Copy each line below in which the string "with" occurs.

### Extracted material
__________
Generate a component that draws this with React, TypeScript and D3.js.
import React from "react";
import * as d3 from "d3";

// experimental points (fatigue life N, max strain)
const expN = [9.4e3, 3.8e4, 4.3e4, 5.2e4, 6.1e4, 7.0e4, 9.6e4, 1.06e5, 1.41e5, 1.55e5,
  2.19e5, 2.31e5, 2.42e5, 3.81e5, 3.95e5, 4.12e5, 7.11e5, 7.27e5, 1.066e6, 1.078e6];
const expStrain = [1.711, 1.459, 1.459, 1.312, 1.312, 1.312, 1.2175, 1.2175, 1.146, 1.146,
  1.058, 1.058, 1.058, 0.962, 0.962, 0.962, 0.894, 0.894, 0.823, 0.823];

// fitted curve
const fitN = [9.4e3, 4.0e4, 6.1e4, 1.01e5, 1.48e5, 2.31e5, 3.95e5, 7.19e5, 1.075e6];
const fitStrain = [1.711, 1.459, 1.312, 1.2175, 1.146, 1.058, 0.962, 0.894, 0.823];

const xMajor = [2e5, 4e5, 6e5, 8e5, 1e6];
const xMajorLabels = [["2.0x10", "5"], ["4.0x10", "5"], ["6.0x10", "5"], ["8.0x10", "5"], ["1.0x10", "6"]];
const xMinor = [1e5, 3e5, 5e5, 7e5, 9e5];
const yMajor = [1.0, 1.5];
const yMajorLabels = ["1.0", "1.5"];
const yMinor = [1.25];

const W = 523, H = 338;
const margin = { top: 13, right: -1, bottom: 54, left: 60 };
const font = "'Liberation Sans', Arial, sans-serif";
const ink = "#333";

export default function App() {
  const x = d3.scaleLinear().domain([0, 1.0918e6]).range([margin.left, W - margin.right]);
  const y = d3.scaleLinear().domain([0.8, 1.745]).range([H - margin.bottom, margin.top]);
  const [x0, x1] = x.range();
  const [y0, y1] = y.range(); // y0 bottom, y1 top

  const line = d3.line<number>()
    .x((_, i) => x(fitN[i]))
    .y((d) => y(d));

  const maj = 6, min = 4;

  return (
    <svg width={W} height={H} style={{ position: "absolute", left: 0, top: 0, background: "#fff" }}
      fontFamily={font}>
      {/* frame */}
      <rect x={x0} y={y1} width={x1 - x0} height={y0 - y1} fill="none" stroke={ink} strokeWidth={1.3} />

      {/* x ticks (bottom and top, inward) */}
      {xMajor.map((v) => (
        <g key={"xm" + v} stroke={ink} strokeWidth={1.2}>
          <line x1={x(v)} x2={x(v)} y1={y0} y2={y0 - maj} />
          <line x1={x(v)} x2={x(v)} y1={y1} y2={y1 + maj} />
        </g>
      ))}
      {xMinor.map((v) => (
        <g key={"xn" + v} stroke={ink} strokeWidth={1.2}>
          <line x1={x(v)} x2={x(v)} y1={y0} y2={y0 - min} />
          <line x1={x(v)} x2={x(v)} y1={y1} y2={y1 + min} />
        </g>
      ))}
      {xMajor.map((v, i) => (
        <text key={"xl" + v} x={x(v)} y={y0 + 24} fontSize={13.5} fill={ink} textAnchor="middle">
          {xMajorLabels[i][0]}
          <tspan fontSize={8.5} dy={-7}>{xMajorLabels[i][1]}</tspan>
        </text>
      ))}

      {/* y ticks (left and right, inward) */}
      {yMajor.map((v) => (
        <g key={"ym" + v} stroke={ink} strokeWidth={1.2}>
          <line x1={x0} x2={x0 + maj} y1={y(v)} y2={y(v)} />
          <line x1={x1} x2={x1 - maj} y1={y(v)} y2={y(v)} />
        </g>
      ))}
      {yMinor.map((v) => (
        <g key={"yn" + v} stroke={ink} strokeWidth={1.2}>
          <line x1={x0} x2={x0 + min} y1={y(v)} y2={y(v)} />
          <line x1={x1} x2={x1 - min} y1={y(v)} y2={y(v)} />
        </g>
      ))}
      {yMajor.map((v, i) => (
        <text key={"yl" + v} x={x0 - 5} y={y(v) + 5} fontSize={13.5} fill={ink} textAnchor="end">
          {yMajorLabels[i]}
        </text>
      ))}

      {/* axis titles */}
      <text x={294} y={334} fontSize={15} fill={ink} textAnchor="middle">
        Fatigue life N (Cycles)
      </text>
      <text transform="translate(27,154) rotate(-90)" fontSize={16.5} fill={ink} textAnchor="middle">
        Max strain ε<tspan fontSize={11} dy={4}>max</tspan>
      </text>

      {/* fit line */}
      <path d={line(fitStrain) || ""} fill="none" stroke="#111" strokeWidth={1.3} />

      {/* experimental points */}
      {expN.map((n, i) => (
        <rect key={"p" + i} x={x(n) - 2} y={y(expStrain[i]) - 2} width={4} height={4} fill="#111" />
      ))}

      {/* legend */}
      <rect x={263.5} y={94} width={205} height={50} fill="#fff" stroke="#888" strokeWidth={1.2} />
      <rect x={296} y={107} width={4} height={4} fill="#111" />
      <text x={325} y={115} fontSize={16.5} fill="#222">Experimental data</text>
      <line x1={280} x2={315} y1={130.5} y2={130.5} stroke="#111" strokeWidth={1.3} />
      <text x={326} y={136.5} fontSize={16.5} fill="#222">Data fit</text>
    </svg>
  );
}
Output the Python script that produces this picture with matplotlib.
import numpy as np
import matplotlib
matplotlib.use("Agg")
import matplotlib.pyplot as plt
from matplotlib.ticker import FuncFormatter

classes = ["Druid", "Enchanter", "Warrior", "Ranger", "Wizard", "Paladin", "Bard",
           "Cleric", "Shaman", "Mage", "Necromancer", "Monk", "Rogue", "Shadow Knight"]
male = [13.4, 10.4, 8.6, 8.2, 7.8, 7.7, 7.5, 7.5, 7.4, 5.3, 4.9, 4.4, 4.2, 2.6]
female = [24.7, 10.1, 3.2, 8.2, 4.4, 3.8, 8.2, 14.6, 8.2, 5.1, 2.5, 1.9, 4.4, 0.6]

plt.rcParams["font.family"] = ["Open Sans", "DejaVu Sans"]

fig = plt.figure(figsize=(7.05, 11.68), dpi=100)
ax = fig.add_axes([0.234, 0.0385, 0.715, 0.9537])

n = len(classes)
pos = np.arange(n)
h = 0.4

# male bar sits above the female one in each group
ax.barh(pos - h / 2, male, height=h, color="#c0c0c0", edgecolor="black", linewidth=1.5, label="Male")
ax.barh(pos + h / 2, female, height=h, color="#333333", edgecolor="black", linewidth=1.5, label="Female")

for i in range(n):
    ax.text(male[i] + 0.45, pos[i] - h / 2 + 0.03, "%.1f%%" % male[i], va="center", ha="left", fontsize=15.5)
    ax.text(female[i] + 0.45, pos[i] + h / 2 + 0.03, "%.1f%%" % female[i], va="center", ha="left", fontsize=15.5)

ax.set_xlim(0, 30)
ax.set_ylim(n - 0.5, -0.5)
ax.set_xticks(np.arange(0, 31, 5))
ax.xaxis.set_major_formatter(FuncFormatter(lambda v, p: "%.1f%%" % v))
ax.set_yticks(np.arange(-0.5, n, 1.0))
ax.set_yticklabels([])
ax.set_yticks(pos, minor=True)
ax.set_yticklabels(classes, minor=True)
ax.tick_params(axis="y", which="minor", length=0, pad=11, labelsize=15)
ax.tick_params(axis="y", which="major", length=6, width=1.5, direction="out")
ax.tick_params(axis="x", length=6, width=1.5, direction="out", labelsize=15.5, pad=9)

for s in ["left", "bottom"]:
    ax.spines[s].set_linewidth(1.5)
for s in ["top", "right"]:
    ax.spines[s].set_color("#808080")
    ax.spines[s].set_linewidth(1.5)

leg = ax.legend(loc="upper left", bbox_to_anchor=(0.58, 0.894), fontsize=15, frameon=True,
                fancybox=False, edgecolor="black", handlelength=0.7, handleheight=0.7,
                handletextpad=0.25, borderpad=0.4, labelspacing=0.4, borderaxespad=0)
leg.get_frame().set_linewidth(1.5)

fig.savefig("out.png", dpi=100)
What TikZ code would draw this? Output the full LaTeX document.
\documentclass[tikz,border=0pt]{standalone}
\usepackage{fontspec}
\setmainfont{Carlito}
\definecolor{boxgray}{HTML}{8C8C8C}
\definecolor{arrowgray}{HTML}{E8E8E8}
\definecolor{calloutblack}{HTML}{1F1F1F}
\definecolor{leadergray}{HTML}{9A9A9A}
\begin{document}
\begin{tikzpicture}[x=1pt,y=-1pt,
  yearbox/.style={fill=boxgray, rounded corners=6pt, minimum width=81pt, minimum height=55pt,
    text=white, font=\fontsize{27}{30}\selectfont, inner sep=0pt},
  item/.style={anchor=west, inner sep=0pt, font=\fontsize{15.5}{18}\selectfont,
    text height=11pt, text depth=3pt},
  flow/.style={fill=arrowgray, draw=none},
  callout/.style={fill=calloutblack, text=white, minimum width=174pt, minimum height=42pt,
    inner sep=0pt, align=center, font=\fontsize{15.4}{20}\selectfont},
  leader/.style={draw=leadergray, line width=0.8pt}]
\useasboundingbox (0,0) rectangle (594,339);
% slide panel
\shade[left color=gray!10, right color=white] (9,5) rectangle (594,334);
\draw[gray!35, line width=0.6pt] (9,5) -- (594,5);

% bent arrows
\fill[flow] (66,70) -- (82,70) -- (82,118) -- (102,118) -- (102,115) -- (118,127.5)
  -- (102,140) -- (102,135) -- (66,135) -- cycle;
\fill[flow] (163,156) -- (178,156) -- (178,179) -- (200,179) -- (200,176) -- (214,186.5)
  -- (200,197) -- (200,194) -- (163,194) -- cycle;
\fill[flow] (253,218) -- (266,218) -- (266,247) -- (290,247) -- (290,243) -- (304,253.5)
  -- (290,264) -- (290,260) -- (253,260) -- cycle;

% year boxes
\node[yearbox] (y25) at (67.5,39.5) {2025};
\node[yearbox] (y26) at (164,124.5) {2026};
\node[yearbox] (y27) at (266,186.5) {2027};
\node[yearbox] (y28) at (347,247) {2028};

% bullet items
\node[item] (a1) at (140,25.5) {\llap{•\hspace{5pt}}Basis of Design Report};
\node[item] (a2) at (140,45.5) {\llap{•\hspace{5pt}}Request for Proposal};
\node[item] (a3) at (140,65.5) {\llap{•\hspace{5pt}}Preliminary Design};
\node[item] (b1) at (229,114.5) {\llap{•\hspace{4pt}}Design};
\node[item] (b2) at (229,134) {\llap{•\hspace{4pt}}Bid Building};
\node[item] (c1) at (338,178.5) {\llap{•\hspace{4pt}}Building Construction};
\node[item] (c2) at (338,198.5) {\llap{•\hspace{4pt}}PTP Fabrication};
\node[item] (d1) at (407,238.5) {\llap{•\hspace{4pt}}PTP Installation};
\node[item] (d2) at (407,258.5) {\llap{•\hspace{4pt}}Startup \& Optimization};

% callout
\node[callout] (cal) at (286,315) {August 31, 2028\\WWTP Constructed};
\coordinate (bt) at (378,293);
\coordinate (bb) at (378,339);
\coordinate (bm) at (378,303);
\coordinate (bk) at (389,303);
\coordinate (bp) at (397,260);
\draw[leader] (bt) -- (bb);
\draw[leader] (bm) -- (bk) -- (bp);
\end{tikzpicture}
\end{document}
__________
### Task result
Generate a component that draws this with React, TypeScript and D3.js.
Output the Python script that produces this picture with matplotlib.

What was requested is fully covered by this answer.